Nov 13, 2007 19:19
Grrr. it is not fair others can be thinner! i mean, sure i understand they may have great genetics and thinner parents than mine {EXTREMELY likely} but still...it really hurts and makes me feel like a failure. its like, all my efforts are worthless................I found some extra money in my bank and since my belly seems a bit better than it was last week, I was going to the grocery store and find fibre-rich foods to get my digestive system regular. from those horrid laxatives. i was thinking of All Bran, Light soy milk and maybe apricots.
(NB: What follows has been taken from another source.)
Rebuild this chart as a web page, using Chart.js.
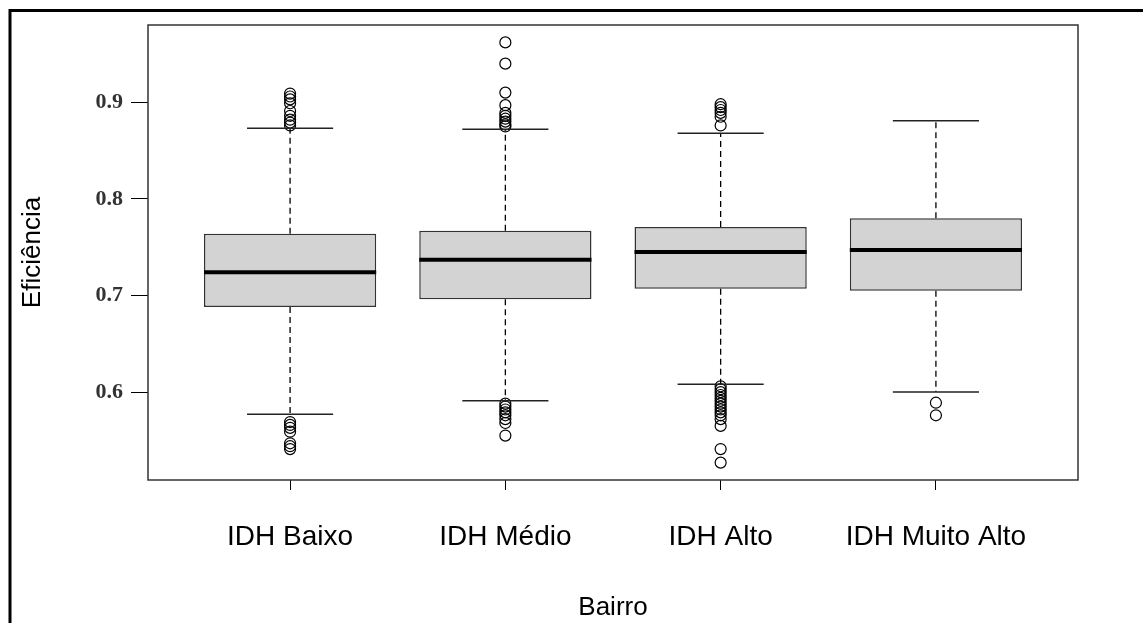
<!DOCTYPE html>
<html>
<head>
<meta charset="utf-8">
<script src="https://cdn.jsdelivr.net/npm/chart.js@4/dist/chart.umd.min.js"></script>
<style>
 html, body { margin:0; padding:0; background:#fff; }
 #wrap { position:relative; width:1143px; height:623px; }
</style>
</head>
<body>
<div id="wrap"><canvas id="boxChart"></canvas></div>
<script>
'use strict';

// boxplot summary per bairro group
var categories = ['IDH Baixo', 'IDH Médio', 'IDH Alto', 'IDH Muito Alto'];
var lowerWhisker = [0.577, 0.591, 0.608, 0.600];
var q1 = [0.688, 0.696, 0.707, 0.705];
var median = [0.724, 0.737, 0.745, 0.747];
var q3 = [0.764, 0.767, 0.771, 0.780];
var upperWhisker = [0.873, 0.872, 0.868, 0.881];

// outliers
var outBaixo = [0.909, 0.906, 0.903, 0.899, 0.891, 0.886, 0.882, 0.879, 0.876,
                0.569, 0.566, 0.563, 0.559, 0.547, 0.544, 0.541];
var outMedio = [0.962, 0.940, 0.910, 0.897, 0.889, 0.886, 0.883, 0.880, 0.877, 0.875,
                0.588, 0.585, 0.582, 0.579, 0.576, 0.572, 0.568, 0.555];
var outAlto = [0.898, 0.895, 0.892, 0.889, 0.885, 0.876,
               0.606, 0.603, 0.600, 0.597, 0.594, 0.591, 0.588, 0.585, 0.582, 0.579,
               0.576, 0.572, 0.565, 0.541, 0.527];
var outMuitoAlto = [0.589, 0.576];

var yTicks = [0.6, 0.7, 0.8, 0.9];

var outlierPoints = [];
[outBaixo, outMedio, outAlto, outMuitoAlto].forEach(function(list, i){
  list.forEach(function(v){ outlierPoints.push({x: i + 1, y: v}); });
});

var boxParts = {
  id: 'boxParts',
  afterDatasetsDraw: function(chart){
    var ctx = chart.ctx, xs = chart.scales.x, ys = chart.scales.y, area = chart.chartArea;
    var bars = chart.getDatasetMeta(0).data;
    function line(x1, y1, x2, y2){
      ctx.beginPath(); ctx.moveTo(x1, y1); ctx.lineTo(x2, y2); ctx.stroke();
    }
    ctx.save();
    ctx.strokeStyle = '#000';
    categories.forEach(function(c, i){
      var cx = xs.getPixelForValue(i + 1);
      var half = bars[i].width / 2;
      // dashed whiskers
      ctx.setLineDash([6, 4]);
      ctx.lineWidth = 1.3;
      ctx.strokeStyle = '#000';
      line(cx, ys.getPixelForValue(q3[i]), cx, ys.getPixelForValue(upperWhisker[i]));
      line(cx, ys.getPixelForValue(q1[i]), cx, ys.getPixelForValue(lowerWhisker[i]));
      ctx.setLineDash([]);
      // caps
      ctx.lineWidth = 1.5;
      ctx.strokeStyle = '#222';
      line(cx - half / 2, ys.getPixelForValue(upperWhisker[i]), cx + half / 2, ys.getPixelForValue(upperWhisker[i]));
      line(cx - half / 2, ys.getPixelForValue(lowerWhisker[i]), cx + half / 2, ys.getPixelForValue(lowerWhisker[i]));
      // median
      ctx.strokeStyle = '#000';
      ctx.lineWidth = 4;
      line(cx - half, ys.getPixelForValue(median[i]), cx + half, ys.getPixelForValue(median[i]));
    });
    // plot frame
    ctx.lineWidth = 1.5;
    ctx.strokeStyle = '#333';
    ctx.strokeRect(area.left, area.top, area.width, area.height);
    // outer figure frame
    ctx.lineWidth = 3;
    ctx.strokeStyle = '#000';
    ctx.beginPath();
    ctx.moveTo(10, chart.height);
    ctx.lineTo(10, 10.5);
    ctx.lineTo(chart.width, 10.5);
    ctx.stroke();
    ctx.restore();
  }
};

new Chart('boxChart', {
  type: 'bar',
  data: {
    datasets: [{
      label: 'box',
      data: categories.map(function(c, i){ return {x: i + 1, y: [q1[i], q3[i]]}; }),
      backgroundColor: '#d3d3d3',
      borderColor: '#333',
      borderWidth: 1.5,
      borderSkipped: false,
      barPercentage: 0.8,
      categoryPercentage: 1
    }, {
      type: 'scatter',
      label: 'outliers',
      data: outlierPoints,
      pointRadius: 5.5,
      pointBorderWidth: 1.2,
      pointBorderColor: '#000',
      pointBackgroundColor: 'rgba(0,0,0,0)'
    }]
  },
  options: {
    responsive: true,
    maintainAspectRatio: false,
    animation: false,
    layout: { padding: { left: 0, right: 65, top: 25, bottom: 0 } },
    plugins: { legend: { display: false }, tooltip: { enabled: false } },
    scales: {
      x: {
        type: 'linear',
        min: 0.34,
        max: 4.66,
        offset: false,
        afterFit: function(s){ s.height = 143; },
        afterBuildTicks: function(s){ s.ticks = categories.map(function(c, i){ return {value: i + 1}; }); },
        ticks: {
          callback: function(v){ return categories[v - 1]; },
          font: { family: 'Liberation Sans', size: 28 },
          color: '#000',
          padding: 30,
          maxRotation: 0
        },
        grid: { display: true, offset: false, drawOnChartArea: false, drawTicks: true, tickLength: 10, color: '#000' },
        border: { display: false },
        title: {
          display: true,
          text: 'Bairro',
          font: { family: 'Liberation Sans', size: 26 },
          color: '#000',
          padding: { top: 0, bottom: 0 }
        }
      },
      y: {
        min: 0.509,
        max: 0.980,
        afterFit: function(s){ s.width = 148; },
        afterBuildTicks: function(s){ s.ticks = yTicks.map(function(v){ return {value: v}; }); },
        ticks: {
          callback: function(v){ return v.toFixed(1); },
          font: { family: 'Liberation Serif', size: 22, weight: 'bold' },
          color: '#333',
          padding: 8
        },
        grid: { display: true, offset: false, drawOnChartArea: false, drawTicks: true, tickLength: 17, color: '#000' },
        border: { display: false },
        title: {
          display: true,
          text: 'Eficiência',
          font: { family: 'Liberation Sans', size: 26 },
          color: '#000',
          padding: { top: 17, bottom: 0 }
        }
      }
    }
  },
  plugins: [boxParts]
});
</script>
</body>
</html>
I know, that if I eat all bran and i still can't go...my stomach will hurt tremendously and i'll experience complete discomfort so i'm taking a chance here , cuz i dont really wanna go to the doc's. =( ...its so unfair i have to suffer like this cuz i was stupid enuff
2 take those pills!!! i would be sooo happy if i could just go! *blush*. then i can eat again. my house is chockful of veggies, fruits and chicken. there is like virtually no carbs except boxes of uncooked pasta which I know I am unlikely to eat...cuz i dont feel like binging...my teeth really really hurt! its strange.
so tomorrow i'll pick up the all bran and try to go...hopefully all goes well. i can't wait to start eating again...500 cals. eatin small and healthy throughout the day will help me lose more weight than not eating at all...plus i wanna beat those 2 incredibly impossibly thin girls i seen today...I want to be the thinnest ME!!!!